Branch cites, among other examples, images of South Florida tourist destinations teeming with visitors as recently as March 18, a message from a ULine management executive to employees urging them to conceal cold or allergy symptoms from their colleagues to reduce “unnecessary panic,” and the decision by Tesla to continue sending 10,000 factory employees to work days after a shelter-in-place order was put in effect in Alameda County. (Little surprise, considering the company’s all-hailed humanitarian CEO tweeted “The Coronavirus panic is dumb” about two weeks ago, and predicts no new cases in the United States by the end of April.)     

For anyone even remotely tuned into the spread of COVID-19 and its monstrously destructive socioeconomic impact, these accounts are deeply troubling. 

As of 12:45 p.m. on March 26, the virus has been detected in 175 countries, infected 495,000 people, and killed at least 22,295 people. If the worst-case scenario projected by the Centers for Disease Control and Prevention materializes, hundreds of millions of people could be infected by COVID-19, and nearly two million people could die in America alone

These facts, combined with the highly-contagious properties of the virus and the subsequent imperative for social isolation, should move every informed person to take every possible measure to contain the spread. Yet, many are unconvinced of the virus’ threat not only to themselves, but also to society at large – so unconvinced, in fact, that they are engaging in the most socially destructive behavior imaginable, given the threat at hand.  

Sound familiar? 

As a vocal environmental advocate, I confront denial every day. Not just climate-change denial, but the broader and more common variety that is best described as the refusal to countenance the possibility that life on Earth can get very bad, very quickly. 

Most people nowadays don’t deny climate change outright. What many people do deny, however, is the possibility that climate change could very possibly destroy everything they love about the world – to say nothing about what it could do to human civilization. 

For some reason, I, like many climate activists, have always been keen to the great and frightening uncertainties that lie not just in the years, but in the very seconds, that lie before me. Don’t ask me why. Perhaps it’s because I grew up in a Jewish household and was reminded on a near daily basis to “Never Forget,” or because at a young age I went to the Museum of Natural History and learned that the Andromeda Galaxy will one day collide with our own, and that there was nothing I could do to stop it. 

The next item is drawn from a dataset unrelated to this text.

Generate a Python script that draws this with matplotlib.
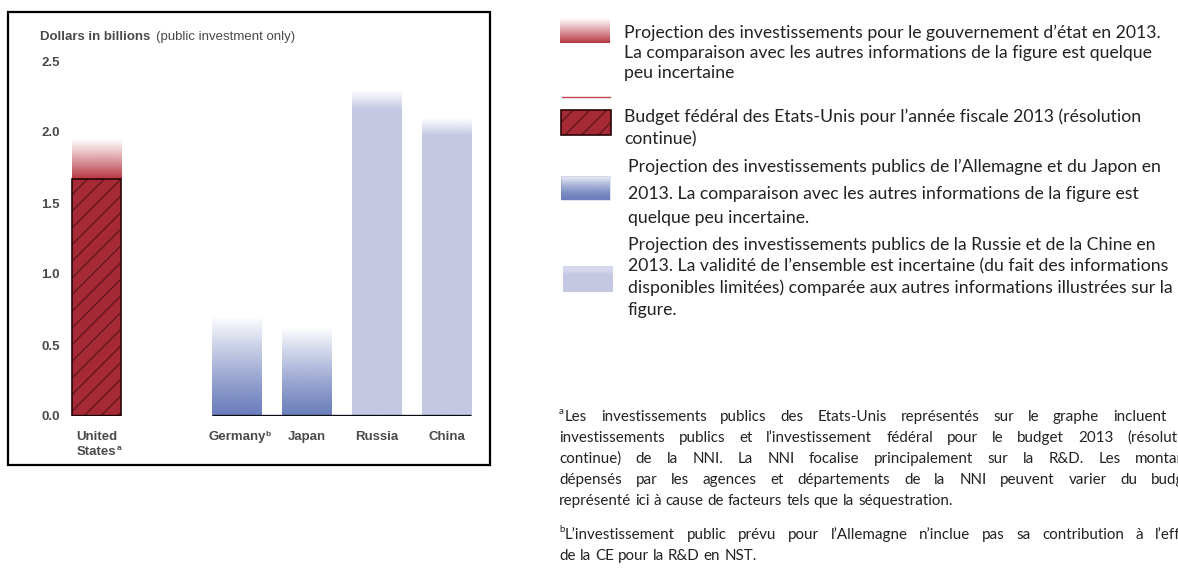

Not to be presumptive, but I’d wager that nothing on Earth 252 million years ago believed its era would one day, eons later, be referred to as The Great Dying – the largest of our planet’s six mass extinction events (the sixth of which, I’m sorry to say, we are currently witnessing). And yet, despite the defiant optimism of the Permian’s version of Elon Musk, the Great Dying happened, taking 96% of marine life and 70% of terrestrial life with it. 

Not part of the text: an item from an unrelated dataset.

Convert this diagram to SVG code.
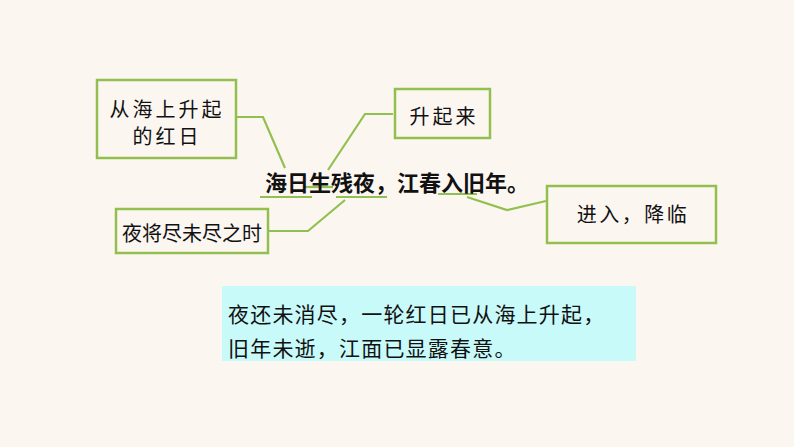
<svg xmlns="http://www.w3.org/2000/svg" width="794" height="447" viewBox="0 0 794 447">
<style>
.box{fill:#FCF6F1;stroke:#92C050;stroke-width:2.5}
.ln{fill:none;stroke:#92C050;stroke-width:2.2}
.t{font-family:"Noto Sans CJK SC","Noto Sans",sans-serif;fill:#111;font-size:20px;text-anchor:middle;dominant-baseline:central}
.main{font-family:"Noto Sans CJK SC","Noto Sans",sans-serif;fill:#111;font-size:22px;font-weight:bold;dominant-baseline:central}
.para{font-family:"Noto Sans CJK SC","Noto Sans",sans-serif;fill:#111;font-size:21px;letter-spacing:1.2px;dominant-baseline:central}
</style>
<rect width="794" height="447" fill="#FCF6F1"/>
<g id="connectors">
<polyline class="ln" points="237,117 263,117 285,168"/>
<polyline class="ln" points="393,114 365,114 328,170"/>
<polyline class="ln" points="269,231 308,231 345,200"/>
<polyline class="ln" points="467,197 507,210 546,201"/>
<line class="ln" x1="260" y1="197" x2="312" y2="197"/>
<line class="ln" x1="305" y1="187" x2="333" y2="187"/>
<line class="ln" x1="336" y1="197" x2="387" y2="197"/>
<line class="ln" x1="438" y1="194" x2="477" y2="194"/>
</g>
<g id="main-line">
<text class="main" x="265" y="181" textLength="264">海日生残夜，江春入旧年。</text>
</g>
<g id="node-sun">
<rect class="box" x="97" y="80" width="139" height="78"/>
<text class="t" x="167" y="108" letter-spacing="3">从海上升起</text>
<text class="t" x="167" y="135" letter-spacing="3">的红日</text>
</g>
<g id="node-rise">
<rect class="box" x="395" y="89" width="95" height="49"/>
<text class="t" x="444" y="115" letter-spacing="3">升起来</text>
</g>
<g id="node-night">
<rect class="box" x="116" y="209" width="152" height="44"/>
<text class="t" x="192" y="232" font-size="19">夜将尽未尽之时</text>
</g>
<g id="node-enter">
<rect class="box" x="547" y="186" width="169" height="57"/>
<text class="t" x="633" y="213" letter-spacing="2.5">进入，降临</text>
</g>
<g id="node-explain">
<rect x="222" y="286" width="414" height="75" fill="#C8FAFA"/>
<text class="para" x="228" y="313">夜还未消尽，一轮红日已从海上升起，</text>
<text class="para" x="228" y="347">旧年未逝，江面已显露春意。</text>
</g>
</svg>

The impulse to deny the existential threat of COVID-19 and the impulse to deny the existential threat of climate change are both borne out of the same veritably human inability to conceive of a future so unlike, and so much worse than, the present.

Nevertheless, for the sake of our loved ones, ourselves, and our planet, we must overcome this impulse.   

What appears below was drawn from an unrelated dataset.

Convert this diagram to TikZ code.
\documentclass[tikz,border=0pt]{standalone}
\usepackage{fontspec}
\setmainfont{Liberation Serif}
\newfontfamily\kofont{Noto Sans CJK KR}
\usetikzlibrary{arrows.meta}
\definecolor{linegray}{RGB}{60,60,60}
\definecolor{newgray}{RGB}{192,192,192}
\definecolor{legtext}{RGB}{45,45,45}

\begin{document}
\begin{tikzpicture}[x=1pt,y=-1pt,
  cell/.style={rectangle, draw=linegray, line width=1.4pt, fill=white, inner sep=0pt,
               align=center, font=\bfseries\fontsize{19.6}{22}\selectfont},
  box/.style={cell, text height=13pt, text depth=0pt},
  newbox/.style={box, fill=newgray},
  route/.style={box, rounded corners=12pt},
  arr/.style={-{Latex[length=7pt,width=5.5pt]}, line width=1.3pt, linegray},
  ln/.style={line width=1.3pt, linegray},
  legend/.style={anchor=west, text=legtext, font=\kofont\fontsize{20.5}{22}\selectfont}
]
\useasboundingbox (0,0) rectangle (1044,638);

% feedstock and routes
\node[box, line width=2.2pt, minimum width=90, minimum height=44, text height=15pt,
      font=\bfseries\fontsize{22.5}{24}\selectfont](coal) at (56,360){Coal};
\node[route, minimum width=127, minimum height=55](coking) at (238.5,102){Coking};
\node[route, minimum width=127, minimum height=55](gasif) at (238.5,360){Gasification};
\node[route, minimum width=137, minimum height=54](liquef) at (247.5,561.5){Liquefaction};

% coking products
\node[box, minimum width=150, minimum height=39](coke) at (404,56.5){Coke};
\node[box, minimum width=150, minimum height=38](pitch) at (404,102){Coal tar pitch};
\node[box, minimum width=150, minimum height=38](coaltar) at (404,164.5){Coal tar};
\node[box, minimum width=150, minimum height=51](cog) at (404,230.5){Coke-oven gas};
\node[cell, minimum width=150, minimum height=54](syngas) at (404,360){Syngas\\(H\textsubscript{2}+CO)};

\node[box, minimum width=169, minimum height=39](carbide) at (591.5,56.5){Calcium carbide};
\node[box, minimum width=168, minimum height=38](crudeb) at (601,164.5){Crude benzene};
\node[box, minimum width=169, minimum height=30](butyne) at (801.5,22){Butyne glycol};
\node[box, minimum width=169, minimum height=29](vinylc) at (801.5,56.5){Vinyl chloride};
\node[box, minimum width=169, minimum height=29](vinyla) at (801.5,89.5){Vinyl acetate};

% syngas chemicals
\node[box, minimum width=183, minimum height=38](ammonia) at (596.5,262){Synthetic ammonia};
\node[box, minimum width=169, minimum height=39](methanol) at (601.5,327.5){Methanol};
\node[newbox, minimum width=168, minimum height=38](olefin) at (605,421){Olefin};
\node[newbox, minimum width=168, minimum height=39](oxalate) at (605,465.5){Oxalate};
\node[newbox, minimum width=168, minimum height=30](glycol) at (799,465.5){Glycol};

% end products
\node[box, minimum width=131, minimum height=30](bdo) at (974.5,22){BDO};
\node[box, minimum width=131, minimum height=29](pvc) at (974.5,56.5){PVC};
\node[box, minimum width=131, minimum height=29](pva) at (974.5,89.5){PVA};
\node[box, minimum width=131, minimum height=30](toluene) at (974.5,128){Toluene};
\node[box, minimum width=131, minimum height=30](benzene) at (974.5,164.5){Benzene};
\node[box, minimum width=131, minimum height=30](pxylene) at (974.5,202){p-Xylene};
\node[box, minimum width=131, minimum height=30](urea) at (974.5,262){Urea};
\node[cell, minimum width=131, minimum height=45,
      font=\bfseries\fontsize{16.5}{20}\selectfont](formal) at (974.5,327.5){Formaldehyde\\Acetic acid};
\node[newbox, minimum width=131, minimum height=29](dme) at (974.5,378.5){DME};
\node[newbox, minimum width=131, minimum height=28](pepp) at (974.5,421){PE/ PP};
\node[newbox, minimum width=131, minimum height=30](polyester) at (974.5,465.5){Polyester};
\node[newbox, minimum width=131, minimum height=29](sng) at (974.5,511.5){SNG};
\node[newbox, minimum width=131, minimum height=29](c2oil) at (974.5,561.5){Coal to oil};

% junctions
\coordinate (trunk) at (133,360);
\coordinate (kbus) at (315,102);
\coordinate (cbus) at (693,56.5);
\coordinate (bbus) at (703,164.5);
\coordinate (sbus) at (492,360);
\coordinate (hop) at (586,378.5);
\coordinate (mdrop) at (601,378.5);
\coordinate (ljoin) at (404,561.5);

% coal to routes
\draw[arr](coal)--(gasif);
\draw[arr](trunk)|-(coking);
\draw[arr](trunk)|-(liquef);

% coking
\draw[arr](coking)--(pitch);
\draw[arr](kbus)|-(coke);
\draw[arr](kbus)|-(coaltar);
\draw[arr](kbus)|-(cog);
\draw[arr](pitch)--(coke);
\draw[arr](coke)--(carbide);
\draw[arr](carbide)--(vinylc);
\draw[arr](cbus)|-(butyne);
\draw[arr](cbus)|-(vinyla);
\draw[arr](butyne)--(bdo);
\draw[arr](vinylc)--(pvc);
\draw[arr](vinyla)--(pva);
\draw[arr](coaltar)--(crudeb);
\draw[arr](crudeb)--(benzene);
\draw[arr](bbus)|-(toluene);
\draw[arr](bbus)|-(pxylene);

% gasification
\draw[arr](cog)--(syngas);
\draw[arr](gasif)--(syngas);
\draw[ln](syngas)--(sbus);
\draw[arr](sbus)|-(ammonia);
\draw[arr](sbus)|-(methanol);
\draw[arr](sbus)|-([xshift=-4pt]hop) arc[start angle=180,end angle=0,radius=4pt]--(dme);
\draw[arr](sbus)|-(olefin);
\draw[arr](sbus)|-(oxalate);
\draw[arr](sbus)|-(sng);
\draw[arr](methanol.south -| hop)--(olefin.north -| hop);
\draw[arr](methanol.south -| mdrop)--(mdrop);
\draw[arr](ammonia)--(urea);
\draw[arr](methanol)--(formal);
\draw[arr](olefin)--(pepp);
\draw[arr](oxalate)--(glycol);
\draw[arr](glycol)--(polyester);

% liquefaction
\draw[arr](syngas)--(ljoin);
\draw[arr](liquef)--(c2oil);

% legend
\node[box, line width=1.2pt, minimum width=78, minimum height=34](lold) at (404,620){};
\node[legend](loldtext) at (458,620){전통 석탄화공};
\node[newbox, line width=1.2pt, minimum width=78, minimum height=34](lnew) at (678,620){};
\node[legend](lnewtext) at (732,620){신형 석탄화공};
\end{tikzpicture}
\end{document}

Even if the global mobilization to contain the spread of COVID-19 proves a massive overreaction, we must do everything we can right now to prevent the worst-case scenario. Why? 

Because the most experienced public-health experts in the world, whose sole responsibilities are to calculate epidemiological risks, are demanding that of us. Because the physical, social, and moral costs of failure are unspeakably high.   

Because catastrophe in this universe – on this planet! – is not only possible, it’s probable. 

Humans cannot mitigate the destructive movement of matter through interstellar space, the mortality of stars, or the incidence of black holes. But thankfully, humans can mitigate climate change and COVID-19 (and poverty, inequality, racism, and war). 

So, let’s just make the world better, because I can assure you it can get worse.